Exercise instructions –
Print the records below from the first line through the line containing "W, H = 771, 820", both included, word for word.

(Data entries)
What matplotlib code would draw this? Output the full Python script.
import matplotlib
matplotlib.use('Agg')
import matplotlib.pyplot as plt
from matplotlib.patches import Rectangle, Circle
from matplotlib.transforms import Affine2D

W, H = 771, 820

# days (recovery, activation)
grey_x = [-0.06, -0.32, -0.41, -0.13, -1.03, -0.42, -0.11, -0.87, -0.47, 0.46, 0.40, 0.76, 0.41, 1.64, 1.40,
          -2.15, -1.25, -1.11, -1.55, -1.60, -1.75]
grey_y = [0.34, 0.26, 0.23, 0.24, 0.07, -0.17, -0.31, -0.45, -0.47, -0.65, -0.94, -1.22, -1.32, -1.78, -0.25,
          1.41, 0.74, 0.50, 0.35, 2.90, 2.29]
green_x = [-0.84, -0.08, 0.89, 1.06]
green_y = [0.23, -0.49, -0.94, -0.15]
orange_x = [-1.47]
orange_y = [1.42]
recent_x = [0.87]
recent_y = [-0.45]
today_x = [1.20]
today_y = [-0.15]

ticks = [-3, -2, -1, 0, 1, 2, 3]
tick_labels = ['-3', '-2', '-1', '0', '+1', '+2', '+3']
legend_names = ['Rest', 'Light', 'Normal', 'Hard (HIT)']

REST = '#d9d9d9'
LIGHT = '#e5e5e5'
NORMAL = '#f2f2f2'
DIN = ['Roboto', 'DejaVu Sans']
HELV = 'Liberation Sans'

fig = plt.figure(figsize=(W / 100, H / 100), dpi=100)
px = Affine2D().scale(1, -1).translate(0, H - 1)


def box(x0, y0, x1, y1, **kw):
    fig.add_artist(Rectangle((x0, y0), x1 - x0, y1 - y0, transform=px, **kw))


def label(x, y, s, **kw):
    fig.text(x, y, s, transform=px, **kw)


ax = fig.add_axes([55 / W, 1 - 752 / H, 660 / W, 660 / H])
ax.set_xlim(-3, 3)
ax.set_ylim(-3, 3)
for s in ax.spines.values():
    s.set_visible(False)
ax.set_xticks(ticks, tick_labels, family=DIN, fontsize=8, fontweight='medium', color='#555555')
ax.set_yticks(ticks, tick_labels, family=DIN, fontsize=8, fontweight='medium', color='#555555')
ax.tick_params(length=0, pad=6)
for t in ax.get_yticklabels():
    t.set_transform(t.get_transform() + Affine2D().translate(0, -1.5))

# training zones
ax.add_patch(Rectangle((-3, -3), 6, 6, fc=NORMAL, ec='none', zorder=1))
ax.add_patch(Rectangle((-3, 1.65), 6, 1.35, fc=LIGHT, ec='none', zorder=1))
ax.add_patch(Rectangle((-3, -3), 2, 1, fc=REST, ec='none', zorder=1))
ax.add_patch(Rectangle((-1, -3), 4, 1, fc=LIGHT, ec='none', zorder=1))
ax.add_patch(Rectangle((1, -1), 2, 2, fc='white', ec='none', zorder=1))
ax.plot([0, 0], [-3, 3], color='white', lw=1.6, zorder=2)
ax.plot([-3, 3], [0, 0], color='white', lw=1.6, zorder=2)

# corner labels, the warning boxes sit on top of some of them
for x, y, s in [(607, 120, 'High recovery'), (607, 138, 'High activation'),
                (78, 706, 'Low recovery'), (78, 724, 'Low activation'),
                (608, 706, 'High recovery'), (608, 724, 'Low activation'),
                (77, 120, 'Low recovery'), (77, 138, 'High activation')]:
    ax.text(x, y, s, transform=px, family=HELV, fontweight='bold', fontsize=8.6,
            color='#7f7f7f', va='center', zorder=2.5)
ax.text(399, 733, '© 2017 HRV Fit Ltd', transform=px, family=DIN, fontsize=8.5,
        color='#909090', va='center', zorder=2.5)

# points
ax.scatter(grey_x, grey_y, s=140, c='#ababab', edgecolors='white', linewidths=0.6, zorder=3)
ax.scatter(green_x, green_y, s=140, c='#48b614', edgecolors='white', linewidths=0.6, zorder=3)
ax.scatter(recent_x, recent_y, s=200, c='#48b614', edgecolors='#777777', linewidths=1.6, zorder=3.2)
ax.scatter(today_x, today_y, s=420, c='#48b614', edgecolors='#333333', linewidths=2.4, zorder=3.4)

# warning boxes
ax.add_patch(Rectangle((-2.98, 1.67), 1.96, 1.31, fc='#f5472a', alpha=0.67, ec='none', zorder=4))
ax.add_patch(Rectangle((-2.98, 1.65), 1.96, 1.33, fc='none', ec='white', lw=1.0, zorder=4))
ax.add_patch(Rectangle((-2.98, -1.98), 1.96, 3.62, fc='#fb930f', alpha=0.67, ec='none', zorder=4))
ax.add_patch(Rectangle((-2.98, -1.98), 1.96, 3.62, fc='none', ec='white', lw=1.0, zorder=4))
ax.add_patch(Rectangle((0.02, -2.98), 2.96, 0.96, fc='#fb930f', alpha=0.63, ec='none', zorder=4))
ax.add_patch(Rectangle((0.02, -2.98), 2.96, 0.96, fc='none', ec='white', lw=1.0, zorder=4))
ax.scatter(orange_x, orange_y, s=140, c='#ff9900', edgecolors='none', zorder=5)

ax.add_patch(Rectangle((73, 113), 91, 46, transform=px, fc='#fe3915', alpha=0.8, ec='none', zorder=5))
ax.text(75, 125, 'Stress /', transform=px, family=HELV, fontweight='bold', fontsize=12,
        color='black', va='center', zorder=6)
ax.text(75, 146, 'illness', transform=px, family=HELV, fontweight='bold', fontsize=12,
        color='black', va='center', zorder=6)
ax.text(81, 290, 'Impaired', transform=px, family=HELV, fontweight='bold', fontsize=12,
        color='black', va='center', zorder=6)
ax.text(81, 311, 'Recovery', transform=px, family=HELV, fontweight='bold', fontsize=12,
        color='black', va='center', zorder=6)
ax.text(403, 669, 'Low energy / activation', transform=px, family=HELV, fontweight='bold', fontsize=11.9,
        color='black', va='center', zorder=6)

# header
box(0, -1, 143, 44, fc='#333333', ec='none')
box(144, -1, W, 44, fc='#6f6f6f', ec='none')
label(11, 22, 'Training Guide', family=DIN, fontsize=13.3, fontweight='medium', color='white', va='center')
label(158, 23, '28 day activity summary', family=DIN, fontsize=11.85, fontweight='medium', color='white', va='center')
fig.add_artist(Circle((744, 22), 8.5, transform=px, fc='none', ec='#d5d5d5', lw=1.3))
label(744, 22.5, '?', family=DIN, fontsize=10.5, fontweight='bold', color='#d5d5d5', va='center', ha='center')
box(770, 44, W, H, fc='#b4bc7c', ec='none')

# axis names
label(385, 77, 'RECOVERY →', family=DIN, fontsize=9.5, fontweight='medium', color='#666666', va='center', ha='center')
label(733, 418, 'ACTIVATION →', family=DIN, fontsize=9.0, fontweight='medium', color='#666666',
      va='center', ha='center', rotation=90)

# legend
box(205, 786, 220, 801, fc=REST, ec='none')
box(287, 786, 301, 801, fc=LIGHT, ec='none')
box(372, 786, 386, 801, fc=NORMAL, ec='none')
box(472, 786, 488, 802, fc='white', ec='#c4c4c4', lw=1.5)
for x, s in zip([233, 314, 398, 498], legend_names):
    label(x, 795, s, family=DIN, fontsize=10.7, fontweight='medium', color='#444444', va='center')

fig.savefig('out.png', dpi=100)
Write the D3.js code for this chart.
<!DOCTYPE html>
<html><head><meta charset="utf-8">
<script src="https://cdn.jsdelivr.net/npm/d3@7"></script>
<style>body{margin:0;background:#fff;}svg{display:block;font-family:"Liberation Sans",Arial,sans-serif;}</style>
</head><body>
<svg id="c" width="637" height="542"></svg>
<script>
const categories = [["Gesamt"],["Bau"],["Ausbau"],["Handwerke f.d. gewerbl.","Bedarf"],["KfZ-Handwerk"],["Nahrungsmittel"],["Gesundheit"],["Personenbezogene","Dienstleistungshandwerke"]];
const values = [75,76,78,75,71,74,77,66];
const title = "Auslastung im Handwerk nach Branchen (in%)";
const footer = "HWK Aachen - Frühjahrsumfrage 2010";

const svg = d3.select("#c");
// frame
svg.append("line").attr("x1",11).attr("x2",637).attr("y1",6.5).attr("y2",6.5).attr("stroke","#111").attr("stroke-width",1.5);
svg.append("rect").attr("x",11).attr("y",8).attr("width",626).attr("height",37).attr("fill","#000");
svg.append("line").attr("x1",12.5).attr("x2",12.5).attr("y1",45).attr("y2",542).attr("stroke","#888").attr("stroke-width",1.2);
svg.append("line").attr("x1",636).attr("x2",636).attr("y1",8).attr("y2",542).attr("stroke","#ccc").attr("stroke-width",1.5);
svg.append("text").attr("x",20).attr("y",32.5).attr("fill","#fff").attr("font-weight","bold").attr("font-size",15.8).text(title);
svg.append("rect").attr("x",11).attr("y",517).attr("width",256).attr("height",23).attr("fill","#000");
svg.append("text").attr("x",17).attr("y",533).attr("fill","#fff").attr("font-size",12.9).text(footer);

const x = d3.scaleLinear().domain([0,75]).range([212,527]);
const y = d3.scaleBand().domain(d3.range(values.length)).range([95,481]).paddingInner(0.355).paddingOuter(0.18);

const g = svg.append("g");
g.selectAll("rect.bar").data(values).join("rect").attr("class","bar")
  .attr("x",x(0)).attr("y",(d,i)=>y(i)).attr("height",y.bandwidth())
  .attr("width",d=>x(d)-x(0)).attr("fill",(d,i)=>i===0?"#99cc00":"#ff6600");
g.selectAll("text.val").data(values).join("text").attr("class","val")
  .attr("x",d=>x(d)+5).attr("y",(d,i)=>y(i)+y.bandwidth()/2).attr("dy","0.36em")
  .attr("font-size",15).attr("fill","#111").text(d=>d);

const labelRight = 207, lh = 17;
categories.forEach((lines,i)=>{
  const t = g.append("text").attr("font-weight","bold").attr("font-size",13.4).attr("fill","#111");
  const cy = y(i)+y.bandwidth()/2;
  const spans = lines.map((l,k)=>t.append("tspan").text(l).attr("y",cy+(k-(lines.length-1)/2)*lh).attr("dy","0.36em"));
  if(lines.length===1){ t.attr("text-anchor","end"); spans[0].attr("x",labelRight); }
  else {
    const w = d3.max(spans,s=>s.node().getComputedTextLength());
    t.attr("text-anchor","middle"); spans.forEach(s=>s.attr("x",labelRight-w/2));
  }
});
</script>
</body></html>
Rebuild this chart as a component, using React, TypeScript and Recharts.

Problem solution –
What matplotlib code would draw this? Output the full Python script.
import matplotlib
matplotlib.use('Agg')
import matplotlib.pyplot as plt
from matplotlib.patches import Rectangle, Circle
from matplotlib.transforms import Affine2D

W, H = 771, 820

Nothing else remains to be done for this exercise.